[BEGIN INPUT DATA]
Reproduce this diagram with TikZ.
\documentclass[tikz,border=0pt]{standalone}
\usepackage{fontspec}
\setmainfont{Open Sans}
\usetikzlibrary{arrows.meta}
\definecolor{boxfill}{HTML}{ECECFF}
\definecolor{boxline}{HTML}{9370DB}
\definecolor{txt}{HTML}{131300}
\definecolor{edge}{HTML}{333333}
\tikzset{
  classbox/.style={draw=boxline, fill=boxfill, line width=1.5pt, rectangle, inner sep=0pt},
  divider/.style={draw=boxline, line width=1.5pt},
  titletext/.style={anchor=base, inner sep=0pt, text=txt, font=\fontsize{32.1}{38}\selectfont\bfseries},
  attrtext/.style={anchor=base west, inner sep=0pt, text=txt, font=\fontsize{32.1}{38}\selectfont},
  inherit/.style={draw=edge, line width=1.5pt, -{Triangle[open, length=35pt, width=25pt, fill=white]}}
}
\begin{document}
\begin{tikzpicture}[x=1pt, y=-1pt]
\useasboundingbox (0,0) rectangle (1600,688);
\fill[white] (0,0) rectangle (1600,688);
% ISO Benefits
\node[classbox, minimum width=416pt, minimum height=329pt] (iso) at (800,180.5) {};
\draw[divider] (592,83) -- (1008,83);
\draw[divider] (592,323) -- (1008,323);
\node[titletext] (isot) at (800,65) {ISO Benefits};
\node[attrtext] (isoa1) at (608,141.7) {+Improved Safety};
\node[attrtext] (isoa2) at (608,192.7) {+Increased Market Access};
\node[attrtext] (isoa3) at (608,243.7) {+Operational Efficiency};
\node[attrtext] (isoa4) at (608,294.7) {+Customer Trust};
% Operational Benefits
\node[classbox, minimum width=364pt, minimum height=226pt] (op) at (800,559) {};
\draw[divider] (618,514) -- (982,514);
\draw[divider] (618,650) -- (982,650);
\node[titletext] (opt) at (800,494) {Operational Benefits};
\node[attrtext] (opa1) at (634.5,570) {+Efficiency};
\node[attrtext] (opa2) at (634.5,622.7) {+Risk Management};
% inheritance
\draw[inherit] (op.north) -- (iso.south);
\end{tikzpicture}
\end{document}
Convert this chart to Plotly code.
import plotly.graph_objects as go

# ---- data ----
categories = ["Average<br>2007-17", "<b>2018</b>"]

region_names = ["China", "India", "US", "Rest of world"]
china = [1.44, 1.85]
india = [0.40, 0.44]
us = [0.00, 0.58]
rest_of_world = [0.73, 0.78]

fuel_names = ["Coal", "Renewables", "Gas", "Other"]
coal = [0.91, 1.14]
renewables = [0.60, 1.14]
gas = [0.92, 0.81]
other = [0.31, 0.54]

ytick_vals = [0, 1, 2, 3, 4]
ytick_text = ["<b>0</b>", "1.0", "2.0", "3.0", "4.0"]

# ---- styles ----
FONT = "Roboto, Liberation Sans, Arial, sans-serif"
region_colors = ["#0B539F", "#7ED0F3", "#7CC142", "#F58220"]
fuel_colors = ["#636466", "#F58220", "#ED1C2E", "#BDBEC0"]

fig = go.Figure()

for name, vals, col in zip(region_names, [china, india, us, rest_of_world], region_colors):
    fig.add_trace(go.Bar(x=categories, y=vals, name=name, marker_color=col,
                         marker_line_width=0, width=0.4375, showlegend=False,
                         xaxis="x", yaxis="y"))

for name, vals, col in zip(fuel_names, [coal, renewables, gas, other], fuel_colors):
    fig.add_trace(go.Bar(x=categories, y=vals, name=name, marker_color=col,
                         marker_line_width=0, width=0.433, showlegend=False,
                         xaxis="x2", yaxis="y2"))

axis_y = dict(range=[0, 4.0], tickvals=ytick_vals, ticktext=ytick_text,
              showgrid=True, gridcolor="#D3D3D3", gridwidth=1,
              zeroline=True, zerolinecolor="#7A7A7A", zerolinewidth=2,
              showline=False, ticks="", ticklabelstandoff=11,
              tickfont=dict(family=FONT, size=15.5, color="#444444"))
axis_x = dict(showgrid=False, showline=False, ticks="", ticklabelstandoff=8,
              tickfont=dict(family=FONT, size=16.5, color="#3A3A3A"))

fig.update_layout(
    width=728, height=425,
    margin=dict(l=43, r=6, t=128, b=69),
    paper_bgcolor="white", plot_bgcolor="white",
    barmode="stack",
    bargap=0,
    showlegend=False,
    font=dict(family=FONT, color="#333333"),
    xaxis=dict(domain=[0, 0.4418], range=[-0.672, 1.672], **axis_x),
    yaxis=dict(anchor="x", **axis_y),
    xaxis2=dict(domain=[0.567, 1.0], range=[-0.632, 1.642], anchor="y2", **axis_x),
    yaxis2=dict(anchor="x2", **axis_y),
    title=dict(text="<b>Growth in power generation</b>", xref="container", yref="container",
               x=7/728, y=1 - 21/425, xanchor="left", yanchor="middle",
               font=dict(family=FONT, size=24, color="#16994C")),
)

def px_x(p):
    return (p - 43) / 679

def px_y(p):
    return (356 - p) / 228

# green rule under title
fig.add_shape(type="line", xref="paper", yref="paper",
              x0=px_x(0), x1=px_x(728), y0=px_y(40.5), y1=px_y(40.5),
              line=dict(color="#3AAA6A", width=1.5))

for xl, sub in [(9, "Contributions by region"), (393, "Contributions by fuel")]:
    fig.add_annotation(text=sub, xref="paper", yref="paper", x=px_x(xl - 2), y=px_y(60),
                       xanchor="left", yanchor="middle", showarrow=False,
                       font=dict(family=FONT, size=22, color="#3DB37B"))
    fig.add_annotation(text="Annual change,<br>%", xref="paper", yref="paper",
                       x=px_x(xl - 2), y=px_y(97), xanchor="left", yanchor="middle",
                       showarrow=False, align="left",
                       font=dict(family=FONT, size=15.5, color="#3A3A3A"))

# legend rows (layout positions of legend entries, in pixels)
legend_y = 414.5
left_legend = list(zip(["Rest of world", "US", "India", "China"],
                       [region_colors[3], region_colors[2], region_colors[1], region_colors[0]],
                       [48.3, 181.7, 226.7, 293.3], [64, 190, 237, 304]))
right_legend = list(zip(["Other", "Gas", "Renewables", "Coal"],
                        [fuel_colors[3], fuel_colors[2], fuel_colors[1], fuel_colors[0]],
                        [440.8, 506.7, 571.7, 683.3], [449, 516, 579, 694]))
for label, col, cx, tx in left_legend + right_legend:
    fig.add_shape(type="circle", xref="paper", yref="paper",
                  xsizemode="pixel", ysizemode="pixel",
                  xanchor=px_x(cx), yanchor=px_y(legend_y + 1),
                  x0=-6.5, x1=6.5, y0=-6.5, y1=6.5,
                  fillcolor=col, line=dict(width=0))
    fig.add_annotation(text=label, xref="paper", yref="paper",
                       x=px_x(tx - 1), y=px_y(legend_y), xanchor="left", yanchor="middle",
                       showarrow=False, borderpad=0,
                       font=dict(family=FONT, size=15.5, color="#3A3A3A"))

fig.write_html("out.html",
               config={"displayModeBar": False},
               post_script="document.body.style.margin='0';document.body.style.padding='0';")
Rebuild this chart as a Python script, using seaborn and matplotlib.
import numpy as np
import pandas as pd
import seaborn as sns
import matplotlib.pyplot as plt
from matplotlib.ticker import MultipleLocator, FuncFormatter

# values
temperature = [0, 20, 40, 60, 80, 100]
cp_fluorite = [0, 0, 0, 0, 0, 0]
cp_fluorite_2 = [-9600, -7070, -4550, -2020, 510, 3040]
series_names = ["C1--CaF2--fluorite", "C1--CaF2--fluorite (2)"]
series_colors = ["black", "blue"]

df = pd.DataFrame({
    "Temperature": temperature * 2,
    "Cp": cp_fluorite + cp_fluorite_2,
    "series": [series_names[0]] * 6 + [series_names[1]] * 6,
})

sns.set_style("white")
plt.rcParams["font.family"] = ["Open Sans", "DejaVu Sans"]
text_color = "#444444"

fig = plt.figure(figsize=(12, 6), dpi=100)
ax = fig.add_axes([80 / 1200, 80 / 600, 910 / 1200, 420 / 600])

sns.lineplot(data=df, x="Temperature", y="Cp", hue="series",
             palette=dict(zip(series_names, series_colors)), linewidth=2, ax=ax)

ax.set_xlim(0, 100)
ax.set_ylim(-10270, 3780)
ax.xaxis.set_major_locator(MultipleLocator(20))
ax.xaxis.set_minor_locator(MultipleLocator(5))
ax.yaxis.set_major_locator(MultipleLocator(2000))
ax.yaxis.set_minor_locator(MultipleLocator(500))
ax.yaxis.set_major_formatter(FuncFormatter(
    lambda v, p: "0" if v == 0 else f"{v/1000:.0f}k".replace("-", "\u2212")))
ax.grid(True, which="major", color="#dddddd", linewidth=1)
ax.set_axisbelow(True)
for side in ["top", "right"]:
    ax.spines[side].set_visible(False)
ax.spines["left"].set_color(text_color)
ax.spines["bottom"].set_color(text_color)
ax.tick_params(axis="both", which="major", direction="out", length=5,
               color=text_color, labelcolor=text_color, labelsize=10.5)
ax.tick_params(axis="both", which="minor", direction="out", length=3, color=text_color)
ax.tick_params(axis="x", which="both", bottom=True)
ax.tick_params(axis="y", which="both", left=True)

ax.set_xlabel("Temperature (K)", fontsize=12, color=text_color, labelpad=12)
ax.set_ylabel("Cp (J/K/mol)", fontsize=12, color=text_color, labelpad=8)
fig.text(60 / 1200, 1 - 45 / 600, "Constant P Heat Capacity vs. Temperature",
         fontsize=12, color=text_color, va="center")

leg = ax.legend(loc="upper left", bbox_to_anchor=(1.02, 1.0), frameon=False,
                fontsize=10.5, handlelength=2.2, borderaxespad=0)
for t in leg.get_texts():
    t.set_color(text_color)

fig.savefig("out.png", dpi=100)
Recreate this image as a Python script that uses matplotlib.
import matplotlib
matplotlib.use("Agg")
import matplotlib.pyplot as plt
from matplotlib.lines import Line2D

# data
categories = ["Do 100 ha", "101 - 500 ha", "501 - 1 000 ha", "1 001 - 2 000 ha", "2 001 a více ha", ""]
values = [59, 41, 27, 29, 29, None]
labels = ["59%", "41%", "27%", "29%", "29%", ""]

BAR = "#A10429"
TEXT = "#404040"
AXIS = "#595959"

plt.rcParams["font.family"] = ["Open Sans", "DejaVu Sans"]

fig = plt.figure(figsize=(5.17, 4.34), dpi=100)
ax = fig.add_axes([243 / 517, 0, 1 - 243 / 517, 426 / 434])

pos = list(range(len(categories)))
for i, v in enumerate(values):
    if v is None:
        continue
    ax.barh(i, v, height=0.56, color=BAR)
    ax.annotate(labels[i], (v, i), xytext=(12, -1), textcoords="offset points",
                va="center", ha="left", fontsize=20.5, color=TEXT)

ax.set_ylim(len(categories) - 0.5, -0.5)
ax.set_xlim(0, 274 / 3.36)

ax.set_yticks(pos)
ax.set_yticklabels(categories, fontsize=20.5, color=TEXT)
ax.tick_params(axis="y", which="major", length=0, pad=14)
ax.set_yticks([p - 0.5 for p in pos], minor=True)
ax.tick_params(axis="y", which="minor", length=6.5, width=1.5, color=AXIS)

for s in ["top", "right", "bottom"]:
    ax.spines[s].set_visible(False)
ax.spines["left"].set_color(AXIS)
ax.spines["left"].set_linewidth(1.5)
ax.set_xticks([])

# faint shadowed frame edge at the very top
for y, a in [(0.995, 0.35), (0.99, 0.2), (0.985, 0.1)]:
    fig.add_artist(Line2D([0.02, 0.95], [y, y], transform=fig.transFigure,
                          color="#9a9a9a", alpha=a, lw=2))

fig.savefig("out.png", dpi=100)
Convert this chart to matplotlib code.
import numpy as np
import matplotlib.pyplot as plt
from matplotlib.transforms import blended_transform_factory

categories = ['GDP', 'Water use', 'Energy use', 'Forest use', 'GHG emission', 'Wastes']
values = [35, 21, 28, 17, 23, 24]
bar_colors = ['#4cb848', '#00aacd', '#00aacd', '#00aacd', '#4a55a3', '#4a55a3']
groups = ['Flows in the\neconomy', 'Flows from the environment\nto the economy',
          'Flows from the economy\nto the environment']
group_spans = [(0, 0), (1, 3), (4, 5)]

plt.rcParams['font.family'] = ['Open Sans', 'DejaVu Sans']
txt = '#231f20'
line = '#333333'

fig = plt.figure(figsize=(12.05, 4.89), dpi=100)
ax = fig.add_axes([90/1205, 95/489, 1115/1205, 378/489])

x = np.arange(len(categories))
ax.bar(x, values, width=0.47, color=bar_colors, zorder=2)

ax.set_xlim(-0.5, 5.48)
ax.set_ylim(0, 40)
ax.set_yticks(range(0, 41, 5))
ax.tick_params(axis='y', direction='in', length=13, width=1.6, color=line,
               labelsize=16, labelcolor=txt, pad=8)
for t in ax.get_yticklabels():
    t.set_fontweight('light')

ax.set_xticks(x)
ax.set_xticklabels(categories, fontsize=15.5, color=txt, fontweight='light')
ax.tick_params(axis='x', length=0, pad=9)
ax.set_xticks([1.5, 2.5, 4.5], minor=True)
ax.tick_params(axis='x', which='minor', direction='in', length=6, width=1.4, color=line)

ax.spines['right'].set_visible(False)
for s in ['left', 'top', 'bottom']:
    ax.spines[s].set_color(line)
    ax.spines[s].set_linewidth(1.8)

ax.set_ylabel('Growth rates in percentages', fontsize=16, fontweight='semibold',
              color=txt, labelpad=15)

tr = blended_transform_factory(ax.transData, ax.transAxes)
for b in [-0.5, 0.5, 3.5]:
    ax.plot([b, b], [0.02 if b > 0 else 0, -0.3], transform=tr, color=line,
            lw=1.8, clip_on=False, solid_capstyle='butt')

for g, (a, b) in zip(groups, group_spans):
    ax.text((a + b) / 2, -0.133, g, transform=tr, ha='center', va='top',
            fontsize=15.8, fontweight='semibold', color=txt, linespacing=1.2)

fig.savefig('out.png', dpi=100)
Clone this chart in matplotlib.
[END INPUT DATA]
GIVEN PROBLEM:
Write out, from the lines above, only those from the line with "Convert this chart to matplotlib code." to the line with "from matplotlib.transforms import", exactly as given, including the first and the last.

WORKED SOLUTION:
Convert this chart to matplotlib code.
import numpy as np
import matplotlib.pyplot as plt
from matplotlib.transforms import blended_transform_factory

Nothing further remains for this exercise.